この消費税、法人市・県民税の均等割は資本金の額により税金が変わる可能性があります。

消費税の場合、通常、資本金の額が1,000万円未満であれば会社設立1期目、2期目の会社は消費税の納税義務がありません。ただし、資本金が1,000万円以上だと1期目から消費税の納税義務が発生してしまうことになります。

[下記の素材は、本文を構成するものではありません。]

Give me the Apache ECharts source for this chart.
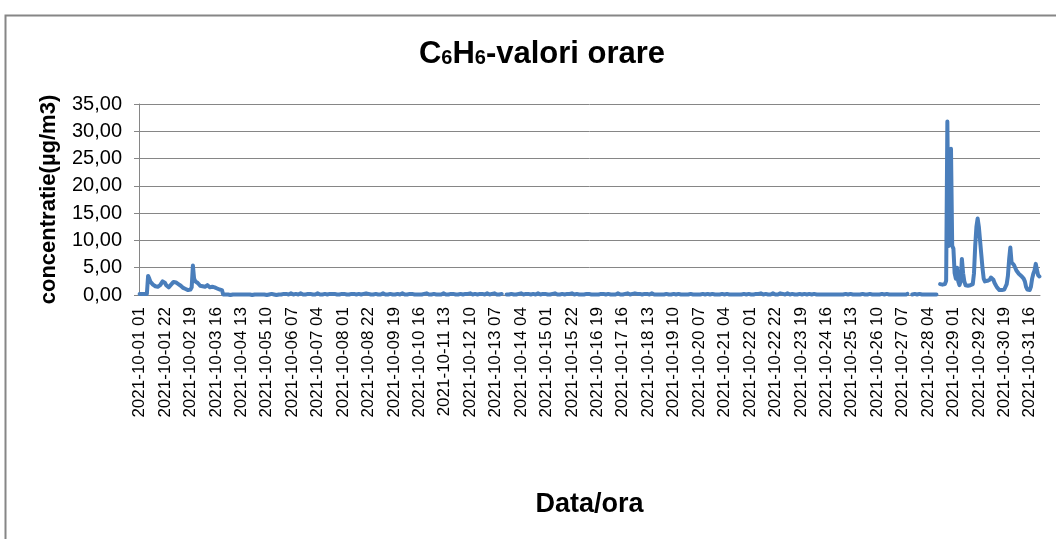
<!DOCTYPE html>
<html>
<head>
<meta charset="utf-8">
<title>C6H6-valori orare</title>
<script src="https://cdn.jsdelivr.net/npm/echarts@6/dist/echarts.min.js"></script>
<style>
  html, body { margin: 0; padding: 0; background: #fff; }
  #main { width: 1056px; height: 539px; }
</style>
</head>
<body>
<div id="main"></div>
<script>
// hourly C6H6 values, one row per day of October 2021 (hours 01..24), null = no data
const day01 = [0.2,0.2,0.2,0.2,0.2,0.2,0.2,3.5,3.0,2.4,2.1,1.9,1.7,1.6,1.5,1.5,1.6,1.8,2.1,2.5,2.7,2.2,1.8,1.5];
const day02 = [1.4,1.6,1.9,2.2,2.4,2.5,2.3,2.1,2.0,1.9,1.7,1.5,1.3,1.2,1.1,1.0,0.9,0.9,1.0,1.4,5.4,3.0,2.5,2.7];
const day03 = [2.2,1.9,1.7,1.8,1.6,1.5,1.5,1.6,1.8,1.5,1.4,1.3,1.5,1.4,1.4,1.3,1.2,1.0,1.0,0.9,0.9,0.1,0.1,0.1];
const day04 = [0.1,0.1,0.1,0.0,0.1,0.1,0.1,0.1,0.0,0.1,0.1,0.1,0.1,0.1,0.0,0.1,0.1,0.1,0.1,0.1,0.1,0.0,0.1,0.1];
const day05 = [0.1,0.1,0.0,0.1,0.1,0.1,0.1,0.1,0.1,0.0,0.1,0.1,0.1,0.2,0.1,0.1,0.1,0.0,0.1,0.1,0.1,0.1,0.1,0.2];
const day06 = [0.1,0.2,0.1,0.1,0.2,0.3,0.2,0.1,0.1,0.2,0.1,0.1,0.2,0.3,0.2,0.1,0.2,0.1,0.1,0.2,0.3,0.2,0.1,0.1];
const day07 = [0.2,0.1,0.1,0.3,0.2,0.1,0.2,0.1,0.1,0.2,0.3,0.1,0.1,0.2,0.1,0.2,0.3,0.2,0.1,0.1,0.2,0.1,0.3,0.2];
const day08 = [0.1,0.2,0.1,0.1,0.2,0.1,0.3,0.2,0.1,0.2,0.1,0.1,0.3,0.2,0.1,0.1,0.2,0.2,0.1,0.3,0.1,0.2,0.1,0.1];
const day09 = [0.2,0.1,0.3,0.2,0.1,0.1,0.2,0.1,0.2,0.3,0.1,0.1,0.2,0.1,0.1,0.2,0.3,0.1,0.2,0.1,0.1,0.2,0.2,0.1];
const day10 = [0.1,0.3,0.2,0.1,0.2,0.1,0.1,0.2,0.3,0.2,0.1,0.1,0.2,0.1,0.3,0.1,0.2,0.1,0.1,0.2,0.1,0.3,0.2,0.1];
const day11 = [0.2,0.1,0.1,0.2,0.3,0.1,0.2,0.1,0.2,0.1,0.1,0.3,0.2,0.1,0.2,0.1,0.1,0.2,0.3,0.2,0.1,0.1,0.2,0.1];
const day12 = [0.1,0.2,0.3,0.1,0.1,0.2,0.1,0.2,0.1,0.3,0.2,0.1,0.1,0.2,0.1,0.1,0.3,0.2,0.1,0.2,0.1,0.1,0.2,0.3];
const day13 = [0.2,0.1,0.1,0.2,0.1,0.3,0.2,0.1,0.2,0.1,0.1,0.2,null,null,null,0.1,0.2,0.1,0.1,0.2,0.3,0.1,0.2,0.1];
const day14 = [0.1,0.2,0.1,0.3,0.2,0.1,0.1,0.2,0.1,0.2,0.3,0.1,0.1,0.2,0.1,0.1,0.2,0.3,0.2,0.1,0.1,0.2,0.1,0.2];
const day15 = [0.3,0.1,0.2,0.1,0.1,0.2,0.1,0.3,0.2,0.1,0.2,0.1,0.1,0.2,0.3,0.1,0.1,0.2,0.1,0.2,0.1,0.3,0.2,0.1];
const day16 = [0.1,0.2,0.2,0.1,0.3,0.1,0.2,0.1,0.1,0.2,0.3,0.2,0.1,0.1,0.2,0.1,0.2,0.1,0.3,0.1,0.1,0.2,0.1,0.2];
const day17 = [0.2,0.1,0.3,0.2,0.1,0.1,0.2,0.1,0.2,0.1,0.1,0.3,0.2,0.1,0.2,0.1,0.1,0.2,0.1,0.3,0.2,0.1,0.1,0.2];
const day18 = [0.1,0.3,0.1,0.2,0.1,0.2,0.1,0.1,0.3,0.2,0.1,0.2,0.1,0.1,0.2,0.3,0.1,0.1,0.2,0.1,0.2,0.1,0.3,0.1];
const day19 = [0.2,0.1,0.1,0.2,0.1,0.1,0.2,0.1,0.1,0.2,0.1,0.1,0.1,0.2,0.1,0.1,0.2,0.1,0.1,0.1,0.2,0.1,0.1,0.2];
const day20 = [0.1,0.1,0.2,0.1,0.1,0.1,0.2,0.1,0.1,0.2,0.1,0.1,0.1,0.2,0.1,0.1,0.1,0.2,0.1,0.1,0.2,0.1,0.1,0.1];
const day21 = [0.1,0.2,0.1,0.1,0.1,0.2,0.1,0.1,0.1,0.1,0.2,0.1,0.1,0.1,0.2,0.1,0.1,0.1,0.1,0.2,0.1,0.1,0.1,0.2];
const day22 = [0.1,0.1,0.2,0.1,0.3,0.2,0.1,0.2,0.1,0.3,0.2,0.1,0.1,0.2,0.3,0.1,0.2,0.1,0.2,0.3,0.1,0.1,0.2,0.1];
const day23 = [0.2,0.3,0.1,0.2,0.1,0.1,0.2,0.3,0.2,0.1,0.1,0.2,0.1,0.1,0.2,0.1,0.1,0.2,0.1,0.1,0.1,0.2,0.1,0.1];
const day24 = [0.1,0.2,0.1,0.1,0.1,0.2,0.1,0.1,0.2,0.1,0.1,0.1,0.2,0.1,0.1,0.1,0.2,0.1,0.1,0.1,0.2,0.1,0.1,0.1];
const day25 = [0.1,0.1,0.2,0.1,0.1,0.1,0.1,0.2,0.1,0.1,0.1,0.2,0.1,0.1,0.1,0.1,0.2,0.1,0.1,0.1,0.1,0.2,0.1,0.1];
const day26 = [0.1,0.1,0.1,0.2,0.1,0.1,0.1,0.1,0.2,0.1,0.1,0.1,0.1,0.2,0.1,0.1,0.1,0.2,0.1,0.1,0.1,0.1,0.2,0.1];
const day27 = [0.1,0.1,0.2,0.1,0.1,0.1,0.2,0.1,0.1,0.1,0.2,null,null,null,0.1,0.1,0.2,0.1,0.1,0.1,0.2,0.1,0.1,0.1];
const day28 = [0.1,0.2,0.1,0.1,0.1,0.2,0.1,0.1,0.1,0.2,0.1,null,null,2.0,1.8,1.9,2.1,2.0,2.6,31.8,9.0,9.5,26.8,9.0];
const day29 = [8.5,4.0,3.0,5.0,2.5,1.8,2.5,6.6,4.0,2.5,1.8,1.8,1.7,1.7,1.8,1.8,2.0,4.0,9.0,12.5,14.0,12.5,10.0,7.5];
const day30 = [5.0,3.0,2.5,2.5,2.6,2.7,2.8,3.2,3.4,2.8,2.2,1.8,1.4,1.1,0.9,0.9,0.9,0.9,1.0,1.3,2.0,3.5,6.5,8.7];
const day31 = [6.0,5.8,5.5,5.0,4.5,4.2,3.9,3.8,3.5,3.3,3.0,2.5,1.5,1.0,0.9,0.9,1.5,3.0,3.9,4.5,5.7,4.6,3.6,3.4];

const days = [day01, day02, day03, day04, day05, day06, day07, day08, day09, day10,
  day11, day12, day13, day14, day15, day16, day17, day18, day19, day20,
  day21, day22, day23, day24, day25, day26, day27, day28, day29, day30, day31];

// category labels "2021-10-DD HH", hours 01..24
const pad = n => (n < 10 ? '0' : '') + n;
const hours = [];
const values = [];
days.forEach((row, d) => {
  row.forEach((v, h) => {
    hours.push('2021-10-' + pad(d + 1) + ' ' + pad(h + 1));
    values.push(v);
  });
});

const font = 'Liberation Sans, Arial, sans-serif';
const myChart = echarts.init(document.getElementById('main'));

const option = {
  backgroundColor: '#fff',
  animation: false,
  title: {
    text: '{n|C}{s|6}{n|H}{s|6}{n|-valori orare}',
    left: 537,
    top: 32,
    textAlign: 'center',
    textStyle: {
      rich: {
        n: { fontFamily: font, fontWeight: 'bold', fontSize: 31, color: '#000', lineHeight: 33, verticalAlign: 'bottom' },
        s: { fontFamily: font, fontWeight: 'bold', fontSize: 20, color: '#000', lineHeight: 23, verticalAlign: 'bottom', padding: [0, 0, 2, 0] }
      }
    }
  },
  graphic: [{
    type: 'rect',
    left: 3,
    top: 13,
    shape: { width: 1100, height: 600 },
    style: { fill: 'none', stroke: '#868686', lineWidth: 2 },
    silent: true
  }],
  grid: {
    left: 139,
    right: 16,
    top: 104,
    bottom: 244
  },
  xAxis: {
    type: 'category',
    data: hours,
    boundaryGap: true,
    name: 'Data/ora',
    nameLocation: 'middle',
    nameGap: 196,
    nameTextStyle: { fontFamily: font, fontWeight: 'bold', fontSize: 27, color: '#000' },
    axisLine: { lineStyle: { color: '#868686', width: 1 } },
    axisTick: { show: false },
    axisLabel: {
      interval: 20,
      rotate: 90,
      margin: 12,
      fontFamily: font,
      fontSize: 17,
      color: '#000'
    },
    splitLine: { show: false }
  },
  yAxis: {
    type: 'value',
    min: 0,
    max: 35,
    interval: 5,
    name: 'concentratie(µg/m3)',
    nameLocation: 'middle',
    nameGap: 79,
    nameTextStyle: { fontFamily: font, fontWeight: 'bold', fontSize: 22, color: '#000' },
    axisLine: { show: true, lineStyle: { color: '#868686', width: 1 } },
    axisTick: { show: true, length: 5, lineStyle: { color: '#868686' } },
    axisLabel: {
      margin: 17,
      fontFamily: font,
      fontSize: 20,
      color: '#000',
      formatter: v => v.toFixed(2).replace('.', ',')
    },
    splitLine: { lineStyle: { color: '#868686', width: 1 } }
  },
  series: [{
    name: 'C6H6',
    type: 'line',
    data: values,
    showSymbol: false,
    connectNulls: false,
    lineStyle: { color: '#4a7ebb', width: 4, cap: 'round', join: 'round' },
    itemStyle: { color: '#4a7ebb' }
  }]
};

myChart.setOption(option);
</script>
</body>
</html>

その為、何気なしに資本金の額を1,000万円以上にしてしまうと、1期目から消費税がかかり、思わぬ税負担が発生してしまうかもしれません。
https://www.nta.go.jp/taxes/shiraberu/taxanswer/shohi/6501.htm 
参照:国税庁No.6501 納税義務の免除

また、法人を設立すると、法人の事業所が所在している県と市に対し会社が赤字の場合でも、法人県民税、法人市民税の均等割りがかかります。

その均等割は資本金額と従業員数が基準を超えると納税負担が大きくなります。

例えば、愛媛県と松山市の法人市民税の均等割額は1千万円以下、1億円以下、10億円以下を基準に従業員数に応じ金額が異なります。
https://www.city.matsuyama.ehime.jp/kurashi/tetsuzuki/zeikin/houjin/houjinsiminzei.html
参照:松山市 法人均等割
https://www.pref.ehime.jp/h10500/5000/kenzei13.html 
参照:愛媛県民税 均等割

上記のように、設立時に設定する資本金の額によって1期目より消費税が発生したり、県と市に支払う均等割の税額が変わりますので参考にしてみて下さい。

会社設立時の資本金の決め方のまとめ

今回は①開業当初の運転資金、個人の資金繰り②取引先情報、資金調達③許認可基準④税負担の面から資本金を考えていみました。

①~④の結論から、資本金は大きければ大きいほど良いというものでなく、また、少なすぎてもいけないということになります。

やはり、設立時の環境や目指すべき目標、会社設立の目的等にもよって最適な資本金の額は変わってきます。

上記4つの視点から、自分の会社の資本金を決める際の参考にしてみて下さい。